Why typosquatting evades detection

Typosquatted domains present a specific detection problem for security infrastructure. Traditional URL filtering tools rely on reputation histories to flag malicious domains. A freshly registered typosquatted domain has no history. DNS logs register it as a standard user-initiated query. SSL certificates pass validation checks and display padlock icons in the browser. Nearly half of the phishing domains identified in the 2024 ThreatLabz study used free Let's Encrypt TLS certificates to appear legitimate and suppress browser warnings.

The attack cycle follows a predictable pattern. Attackers use algorithms to generate thousands of typographic variants of high-value domains, register those available, clone the visual identity of the target site, configure mail servers to capture misdirected email, and then wait. The entry barrier is low, and the attack scales easily.
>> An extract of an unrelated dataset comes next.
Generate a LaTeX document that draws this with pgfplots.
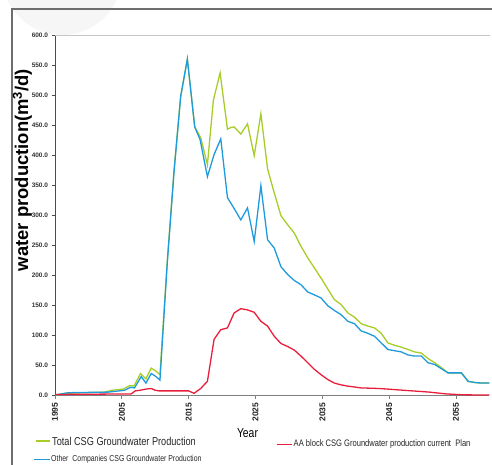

Legal and regulatory framework

Several legal mechanisms exist to address typosquatting. In the United States, the Anticybersquatting Consumer Protection Act (ACPA) of 1999 contains provisions specifically targeting typosquatting, allowing trademark holders to pursue damages against bad-faith domain registrants. Under the Uniform Domain-Name Dispute-Resolution Policy (UDRP) administered by the World Intellectual Property Organization (WIPO), trademark holders can file a case against a registrant by demonstrating three conditions: that the registered domain is confusingly similar to their trademark, that the registrant has no legitimate interest in it, and that it is being used in bad faith.

Not every use of a typographic domain variant is unlawful. Some domain owners register misspelled versions of their own addresses to redirect users to the correct site. Prior to the 2016 U.S. election, the registrar responsible for the ".vote" TLD created "state.vote" domains that redirected to official state voter registration pages, a defensive registration that was initially mistaken for a malicious operation.

Defensive strategies

Organizations can take several concrete steps to reduce exposure.

Defensive domain registration involves purchasing likely misspellings and alternate TLD variants of a brand's primary domain before attackers can. Monitoring services and tools such as DNSTwist or threat intelligence feeds from providers like Recorded Future can alert security teams to newly registered lookalike domains in real time. Certificate transparency logs can surface rogue SSL certificates signaling malicious infrastructure is being assembled.

Email authentication protocols, including SPF, DKIM, and DMARC, reduce the risk of typosquatted domains being used to impersonate a company in inbound or outbound email. DNS filtering platforms that perform behavioral analysis and reputation scoring on newly registered domains add a proactive layer of blocking before users encounter a malicious site.

For individual users, the most reliable habit is manually verifying a URL in the address bar before entering any credentials, particularly when arriving via an email link. Bookmarking frequently visited sites, rather than typing addresses each time, eliminates the opportunity for a typing error to redirect to a squatted domain.